A seat on the Board of Directors of any cannabis company is a coveted role that requires navigating ethical predicaments unique to the cannabis industry. Cannabis companies are often still considered criminal enterprises by the federal government, and even ancillary businesses may be regarded as co-conspirators. What does this mean for directors?

A cannabis business director’s role and responsibilities

The scope of a corporate director’s fiduciary duties varies from state to state. Typically, when courts review decisions by a company’s board, they presume that such decisions are made:

  • (a) on an informed basis,
  • (b) in good faith, and
  • (c) in the best interests of the shareholders. 

This doctrine, known as the presumption of regularity, is often applied in tandem with the business judgment rule. Under the business judgment rule, if there is any “rational business purpose” supporting a board’s decision, a court will not substitute its judgment over the board’s. This presumption may be overcome, however, if a plaintiff demonstrates that the board acted disloyally to shareholders, in bad faith, or in clear derogation of due care, such as in breach of fiduciary duty.

Generally, corporate directors owe two primary fiduciary duties both to the company and its shareholders: duty of care and duty of loyalty.

Duty of care

Under the duty of care, each director is charged with the responsibility to make thoughtful, calculated, informed decisions throughout the decision-making process. Proper recordkeeping of the decision-making process — including deliberations, objections and abstentions, and memorializing consents and resolutions — is critical.

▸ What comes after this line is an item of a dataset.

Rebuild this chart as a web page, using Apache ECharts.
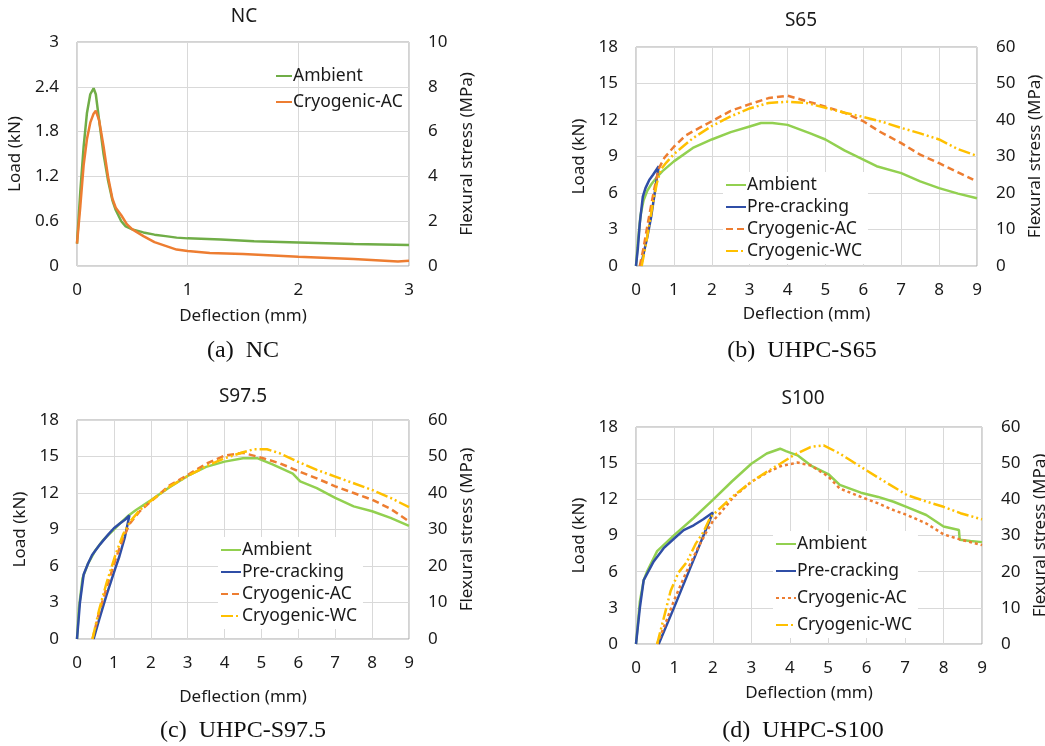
<!DOCTYPE html>
<html>
<head>
<meta charset="utf-8">
<title>Load-deflection curves</title>
<script src="https://cdn.jsdelivr.net/npm/echarts@6/dist/echarts.min.js"></script>
<style>
  html, body { margin: 0; padding: 0; background: #fff; }
  #wrap { position: relative; width: 1045px; height: 746px; overflow: hidden; }
  .panel { position: absolute; }
</style>
</head>
<body>
<div id="wrap">
  <div id="pa" class="panel" style="left:0;top:0;width:522px;height:373px"></div>
  <div id="pb" class="panel" style="left:522px;top:0;width:523px;height:373px"></div>
  <div id="pc" class="panel" style="left:0;top:373px;width:522px;height:373px"></div>
  <div id="pd" class="panel" style="left:522px;top:373px;width:523px;height:373px"></div>
</div>
<script>
// deflection (mm), load (kN)
var ncAmbient = [[0,0.30],[0.03,1.0],[0.06,1.6],[0.09,2.05],[0.12,2.3],[0.15,2.38],[0.17,2.3],[0.2,1.95],[0.24,1.5],[0.28,1.15],[0.32,0.88],[0.35,0.75],[0.4,0.6],[0.44,0.53],[0.5,0.49],[0.6,0.45],[0.7,0.42],[0.8,0.40],[0.9,0.38],[1.0,0.37],[1.3,0.355],[1.6,0.33],[2.0,0.315],[2.5,0.295],[3.0,0.28]];
var ncCryoAC = [[0,0.3],[0.03,0.8],[0.06,1.35],[0.09,1.7],[0.12,1.92],[0.15,2.04],[0.17,2.08],[0.2,1.95],[0.24,1.6],[0.28,1.2],[0.32,0.9],[0.35,0.78],[0.4,0.68],[0.45,0.56],[0.5,0.49],[0.6,0.40],[0.7,0.32],[0.8,0.27],[0.9,0.22],[1.0,0.2],[1.2,0.175],[1.5,0.16],[2.0,0.125],[2.5,0.095],[2.9,0.06],[3.0,0.07]];

var s65Ambient = [[0,0],[0.05,2.0],[0.12,4.2],[0.2,5.4],[0.3,6.2],[0.4,6.7],[0.55,7.3],[0.7,7.8],[1.0,8.6],[1.5,9.7],[2.0,10.4],[2.5,11.0],[3.0,11.47],[3.3,11.75],[3.6,11.75],[4.0,11.6],[4.6,10.9],[5.0,10.4],[5.5,9.5],[6.0,8.75],[6.35,8.2],[7.0,7.63],[7.5,6.95],[8.0,6.4],[8.5,5.95],[9.0,5.57]];
var s65Pre = [[0,0],[0.05,1.5],[0.1,3.5],[0.18,5.7],[0.25,6.4],[0.35,7.07],[0.45,7.5],[0.6,8.2],[0.55,7.2],[0.47,5.5],[0.4,4.05],[0.3,2.4],[0.22,1.3],[0.13,0]];
var s65CryoAC = [[0.1,0],[0.2,1.5],[0.3,3.3],[0.4,5.0],[0.5,6.6],[0.6,8.0],[0.75,8.9],[1.0,9.8],[1.3,10.7],[1.5,11.06],[2.0,11.9],[2.5,12.75],[3.0,13.3],[3.5,13.8],[4.0,14.0],[4.5,13.55],[5.0,13.1],[5.5,12.6],[6.0,11.9],[6.4,11.1],[7.0,10.1],[7.5,9.15],[8.0,8.45],[8.5,7.7],[8.9,7.1]];
var s65CryoWC = [[0.15,0],[0.25,1.6],[0.35,3.4],[0.45,5.2],[0.55,6.8],[0.65,7.9],[0.8,8.5],[1.0,9.2],[1.5,10.5],[2.0,11.5],[2.5,12.3],[3.0,12.95],[3.5,13.4],[4.0,13.5],[4.5,13.4],[5.0,13.0],[5.5,12.6],[6.0,12.25],[6.5,11.85],[7.0,11.35],[7.5,10.9],[8.0,10.4],[8.5,9.6],[9.0,9.05]];

var s975Ambient = [[0,0],[0.05,2.5],[0.15,5.0],[0.3,6.2],[0.5,7.3],[0.7,8.1],[1.0,9.0],[1.2,9.6],[1.4,10.15],[1.6,10.6],[2.0,11.4],[2.5,12.45],[3.0,13.4],[3.5,14.15],[4.0,14.58],[4.5,14.85],[4.9,14.85],[5.3,14.35],[5.85,13.6],[6.05,12.95],[6.5,12.4],[7.0,11.6],[7.5,10.9],[8.0,10.5],[8.5,9.95],[9.0,9.3]];
var s975Pre = [[0,0],[0.08,3.0],[0.18,5.3],[0.3,6.2],[0.41,6.9],[0.63,7.8],[0.85,8.6],[1.0,9.1],[1.17,9.52],[1.3,9.8],[1.42,10.15],[1.3,8.4],[1.15,6.8],[1.04,5.83],[0.8,3.6],[0.6,1.6],[0.45,0]];
var s975CryoAC = [[0.42,0],[0.6,2.2],[0.8,4.2],[1.04,6.5],[1.25,8.3],[1.44,9.52],[1.7,10.5],[2.0,11.3],[2.5,12.6],[3.0,13.48],[3.5,14.4],[4.0,15.07],[4.5,15.3],[5.0,14.9],[5.5,14.44],[6.0,13.8],[6.5,13.2],[7.0,12.55],[7.5,12.0],[8.0,11.45],[8.5,10.7],[9.0,9.66]];
var s975CryoWC = [[0.42,0],[0.6,2.4],[0.8,4.6],[1.04,6.9],[1.25,8.6],[1.44,9.65],[1.7,10.6],[2.0,11.35],[2.5,12.5],[3.0,13.4],[3.5,14.2],[4.0,14.85],[4.5,15.35],[4.8,15.6],[5.15,15.6],[5.5,15.26],[6.0,14.55],[6.5,13.9],[7.0,13.35],[7.5,12.8],[8.0,12.25],[8.5,11.6],[9.0,10.83]];

var s100Ambient = [[0,0],[0.1,3.5],[0.2,5.3],[0.3,6.1],[0.55,7.7],[1.0,9.05],[1.5,10.45],[2.0,11.95],[2.5,13.5],[3.0,14.95],[3.4,15.8],[3.75,16.2],[3.9,16.0],[4.2,15.65],[4.55,14.8],[5.0,14.1],[5.3,13.2],[5.85,12.55],[6.3,12.2],[6.7,11.8],[7.05,11.35],[7.55,10.7],[8.0,9.75],[8.4,9.45],[8.42,8.65],[8.7,8.55],[9.0,8.45]];
var s100Pre = [[0,0],[0.1,3.0],[0.2,5.3],[0.46,6.85],[0.72,7.95],[1.0,8.77],[1.24,9.45],[1.5,9.85],[1.75,10.35],[2.0,10.9],[1.5,7.0],[1.0,3.1],[0.59,0]];
var s100CryoAC = [[0.55,0],[0.8,2.0],[1.0,3.7],[1.3,5.9],[1.6,7.9],[1.85,9.4],[2.0,10.2],[2.2,10.9],[2.54,12.2],[3.0,13.45],[3.4,14.2],[3.76,14.75],[4.2,15.05],[4.55,14.8],[5.0,13.9],[5.3,12.9],[5.85,12.2],[6.3,11.66],[6.7,11.1],[7.05,10.7],[7.55,10.0],[8.0,9.1],[8.45,8.65],[9.0,8.2]];
var s100CryoWC = [[0.55,0],[0.75,2.5],[0.9,4.4],[1.1,5.9],[1.33,6.84],[1.55,8.3],[1.76,9.32],[1.93,10.5],[2.2,11.3],[2.54,12.3],[3.0,13.45],[3.4,14.28],[3.76,14.97],[4.1,15.66],[4.54,16.34],[4.88,16.48],[5.3,15.8],[5.67,15.05],[6.27,13.86],[7.05,12.35],[7.57,11.8],[8.0,11.38],[8.44,10.85],[9.0,10.34]];

var FONT = 'Noto Sans';
var TXT = '#1a1a1a';

function line(name, data, color, dash) {
  return {
    name: name, type: 'line', data: data,
    symbol: 'none', showSymbol: false,
    lineStyle: { color: color, width: 2.5, type: dash || 'solid' },
    itemStyle: { color: color }
  };
}

function makePanel(id, c) {
  var chart = echarts.init(document.getElementById(id));
  var option = {
    animation: false,
    textStyle: { fontFamily: FONT },
    grid: { left: c.grid[0], top: c.grid[1], width: c.grid[2], height: c.grid[3],
      outerBoundsMode: 'none', containLabel: false,
      show: true, borderColor: '#a6a6a6', borderWidth: 1 },
    xAxis: {
      type: 'value', min: 0, max: c.xMax, interval: 1,
      name: 'Deflection (mm)', nameLocation: 'middle', nameGap: c.xNameGap,
      nameTextStyle: { fontSize: 17, color: TXT, fontFamily: FONT },
      axisLine: { show: false }, axisTick: { show: false },
      axisLabel: { fontSize: 17, color: TXT, margin: 16, fontFamily: FONT },
      splitLine: { lineStyle: { color: '#d9d9d9', width: 1 } }
    },
    yAxis: [{
      type: 'value', position: 'left', min: 0, max: c.yMax, interval: c.yStep,
      name: 'Load (kN)', nameLocation: 'middle', nameGap: c.yNameGap, nameRotate: 90,
      nameTextStyle: { fontSize: 17, color: TXT, fontFamily: FONT },
      axisLine: { show: false }, axisTick: { show: false },
      axisLabel: { fontSize: 17, color: TXT, margin: 18, fontFamily: FONT },
      splitLine: { lineStyle: { color: '#d9d9d9', width: 1 } }
    }, {
      type: 'value', position: 'right', min: 0, max: c.rMax, interval: c.rStep,
      name: 'Flexural stress (MPa)', nameLocation: 'middle', nameGap: c.rNameGap, nameRotate: 90,
      nameTextStyle: { fontSize: 17, color: TXT, fontFamily: FONT },
      axisLine: { show: false }, axisTick: { show: false },
      axisLabel: { fontSize: 17, color: TXT, margin: 19, fontFamily: FONT },
      splitLine: { show: false }
    }],
    legend: {
      orient: 'vertical', left: c.legend[0], top: c.legend[1], itemGap: c.legend[2],
      itemWidth: c.legend[3], itemHeight: 12,
      itemStyle: { opacity: 0 },
      backgroundColor: c.legendBg ? '#fff' : 'transparent',
      padding: [4, 6, 4, 2],
      textStyle: { fontSize: 17.5, color: TXT, fontFamily: FONT, padding: [0, 0, 0, -4] },
      data: c.series.map(function (s) { return s.name; })
    },
    graphic: [{
      type: 'text', x: c.title[1], y: c.title[2],
      style: { text: c.title[0], font: '19px "Noto Sans"', fill: TXT, align: 'center', verticalAlign: 'middle' }
    }, {
      type: 'text', x: c.caption[1], y: c.caption[2],
      style: { text: c.caption[0], font: '24px "Liberation Serif"', fill: '#111', align: 'center', verticalAlign: 'middle' }
    }],
    series: c.series
  };
  chart.setOption(option);
  window.addEventListener('resize', function () { chart.resize(); });
}

var GREEN_NC = '#70ad47', GREEN = '#92d050', BLUE = '#2f4ea6', ORANGE = '#ed7d31', GOLD = '#ffc000';
var DASH = [7, 4], DASHDOT = [12, 3, 2, 3, 2, 3];

makePanel('pa', {
  grid: [77, 42, 332, 224], xMax: 3, yMax: 3, yStep: 0.6, rMax: 10, rStep: 2,
  xNameGap: 42, yNameGap: 46, rNameGap: 47,
  legend: [273, 63, 8, 16], legendBg: false,
  title: ['NC', 244, 17], caption: ['(a)  NC', 243, 351],
  series: [line('Ambient', ncAmbient, GREEN_NC), line('Cryogenic-AC', ncCryoAC, ORANGE)]
});

makePanel('pb', {
  grid: [114, 47, 341, 219], xMax: 9, yMax: 18, yStep: 3, rMax: 60, rStep: 10,
  xNameGap: 40, yNameGap: 44, rNameGap: 48,
  legend: [201, 172, 4, 20], legendBg: true,
  title: ['S65', 279, 21], caption: ['(b)  UHPC-S65', 280, 351],
  series: [line('Ambient', s65Ambient, GREEN), line('Pre-cracking', s65Pre, BLUE),
           line('Cryogenic-AC', s65CryoAC, ORANGE, DASH), line('Cryogenic-WC', s65CryoWC, GOLD, DASHDOT)]
});

makePanel('pc', {
  grid: [77, 47, 332, 219], xMax: 9, yMax: 18, yStep: 3, rMax: 60, rStep: 10,
  xNameGap: 50, yNameGap: 42, rNameGap: 47,
  legend: [218, 164, 4, 20], legendBg: true,
  title: ['S97.5', 243, 24], caption: ['(c)  UHPC-S97.5', 243, 358],
  series: [line('Ambient', s975Ambient, GREEN), line('Pre-cracking', s975Pre, BLUE),
           line('Cryogenic-AC', s975CryoAC, ORANGE, DASH), line('Cryogenic-WC', s975CryoWC, GOLD, DASHDOT)]
});

makePanel('pd', {
  grid: [114, 54, 346, 217], xMax: 9, yMax: 18, yStep: 3, rMax: 60, rStep: 10,
  xNameGap: 41, yNameGap: 44, rNameGap: 48,
  legend: [251, 158, 9, 20], legendBg: true,
  title: ['S100', 281, 26], caption: ['(d)  UHPC-S100', 281, 358],
  series: [line('Ambient', s100Ambient, GREEN), line('Pre-cracking', s100Pre, BLUE),
           line('Cryogenic-AC', s100CryoAC, ORANGE, [3, 3]), line('Cryogenic-WC', s100CryoWC, GOLD, DASHDOT)]
});
</script>
</body>
</html>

Directors may seek the advice of experts and are entitled, as a matter of law, to rely upon information and opinions presented by any other person as to matters reasonably believed to be within such a person's professional competence, when that person has been selected with “reasonable care” on behalf of the company.

When analyzing whether or not a director properly exercised the duty of care, courts will analyze the extent to which the director actually performed due diligence with respect to the proposed action and engaged in the decision-making process. Directors who fail to evaluate and assess information, seek expert advice or request backup evidence with respect to the issues they are considering may run afoul of this duty.

Duty of loyalty

The duty of loyalty requires directors to act in the company’s and its shareholders’ best interests by subordinating any personal interests to the company. Directors who stand on both sides of a prospective transaction, who may receive a benefit distinct from any shareholders’ benefit,  or who engage in self-dealing risk violating this duty, as do directors who are beholden to a party similarly “interested” in the transaction.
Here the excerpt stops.